Aus ihren Verstecken wurden die Beiden in ein jüdisches Kinderheim gebracht. Siegfried Loewe erzählt, dass die Menschen sie dort sehr gut behandelt haben uns es oft auch ein Gefühl von Mitleid gab. Auch die belgische Königin ist das Kinderheim einmal besuchen gekommen und weil die beiden Geschwister so, wie er sagt, „hübsch“ aussahen durften sie etwas vor der Königin vortragen bzw. ihr etwas schenken. Er sagte also ein Gedicht auf und Rebecca zeichnete ihr etwas. Nach einigen Wochen bekamen die beiden ein Paket von der Königin mit einer Puppe für Rebecca und einem Kran für Siegfried. Eine unfassbare Ehrung und für Herr Loewe sehr  besonders. Nach all der schönen Zeit im Kinderheim, kam jedoch für ihn das nächste Kapitel. Denn er und seine Schwester wurden als Pflegekinder aufgenommen.

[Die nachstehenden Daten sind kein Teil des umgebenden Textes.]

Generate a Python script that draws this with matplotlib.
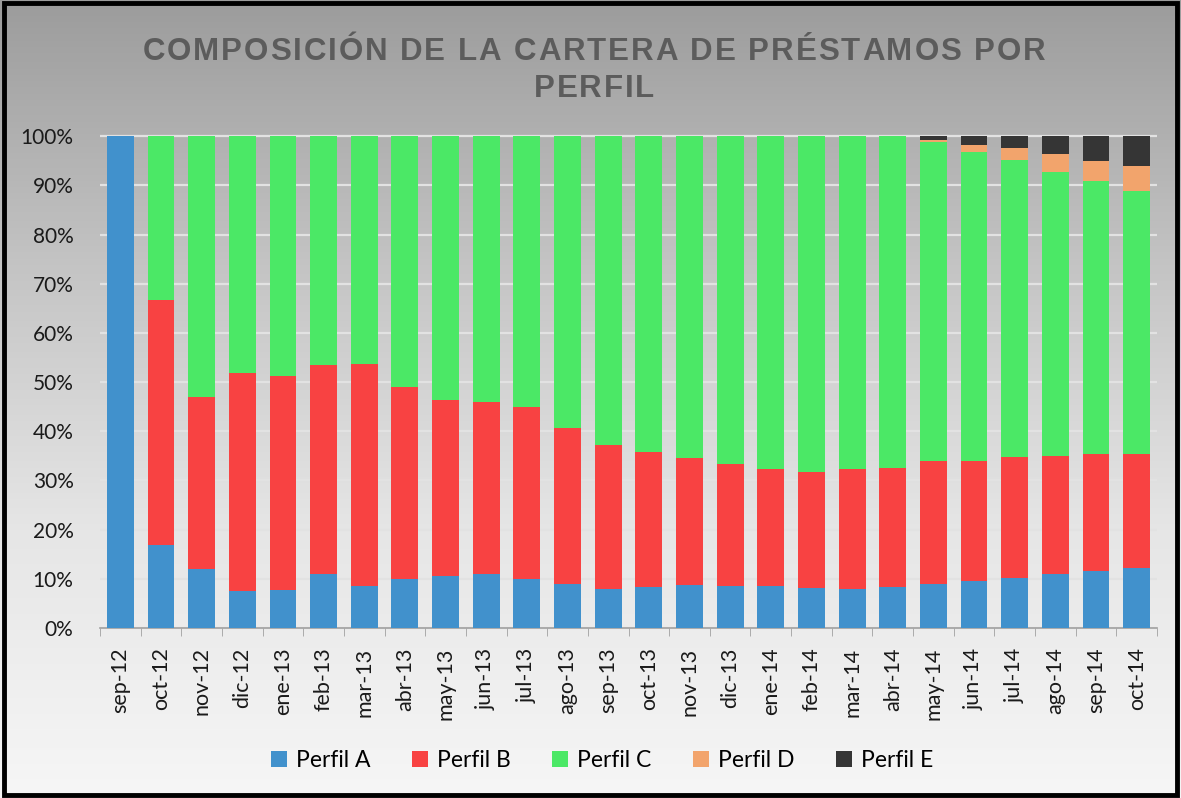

Pflegekinder bis hin zu Adoptivkindern

Und zwar von Alfred und Hedwig Loewe aus Österreich. Die beiden überlebten den Krieg in Belgien und sehnten sich danach nach einem Kind. Am Anfang waren sie nur an Siegfried „interessiert“ aber als das Kinderheim sagt, sie würden die Geschwister nicht trennen, entschieden sie auch Rebecca als Pflegekind zu nehmen. Eine Zeit lang lebten die vier also zusammen in Belgien, doch als ein wenig Zeit vergangen war entschied sich das Ehepaar die beiden zu adoptieren und mit ihnen nach Wien zu ziehen. Das war ein sehr großer Schritt und vor allem für die beiden Geschwister überfordernd, denn auf einmal waren sie in einem ganz anderen Land, mit einer anderen Sprache. Herr Loewe erzählte uns, dass sie dort in einer großen Wohnung wohnten und generell sehr wohlhabend waren. Auch einen Hund bekamen sie dann und nach einiger Zeit hatten sie sich schon gut eingelebt. Doch leider war Wien auch der erste Ort wo Siegfried Loewe das erste Mal Antisemitismus erfuhr, nämlich von seinem Klassenlehrer, der ihn unfair gegenüber den anderen behandelte. Die Zeit verging und als er mit der Schule fertig war, entschied er sich nach Paris zu gehen und zu studieren. Glücklicherweise erhielt er ein Stipendium, denn Siegfried war ein sehr schlauer Schüler. Um dieses Stipendium in Anspruch zu nehmen musste er einige Dokumente vorweisen und als er dies Hedwig sagte schickte sie alle Dokumente direkt nach Paris. 

Auf einmal neue Eltern

In Paris angekommen hatte er eine tolle Zeit. Er verliebte sich das erste Mal und mochte sein Leben sehr gerne. An einem Tag sagte ihm seine Universität sie würden ihm gerne seine Dokumente zurückgeben und als er sich diese abholte bemerkte er, dass er eigentlich adoptiert war. Sein Name war eigentlich Grossmann und ursprünglich waren seine Eltern aus Polen. Herr Loewe erzählte uns, dass es ihn erschütterte und er sich sehr betrogen fühlte. Was ihn aber am meisten traf war, dass er nicht wusste, dass er einen Bruder hatte der auch überlebt hatte. Viele Fragen schossen ihm in den Kopf, doch er kannte die Antworten nicht. 

Sein Leben jetzt

Siegfried Loewe wohnt noch immer in Wien und erzählt Jugendlichen seine Geschichten. Er hat oft Kontakt zu Rebecca, welche jetzt in Israel wohnt und auch mit seinem Bruder Hari redet er ab und zu. Dieser wohnt noch immer in Deutschland, aber möchte bis heute nicht über seine Erfahrungen reden. Seine beiden Eltern starben in Ausschwitz und er sah sie nie wieder. Herr Loewe ist verheiratet und trotz der Lügen seiner Adoptiveltern entscheid er sich deren Namen bei zu behalten, denn er verdankt ihnen trotz allem einiges. Die Geschichte von Herrn Loewe war sehr bewegend und eine, die ich hoffentlich niemals vergessen werde.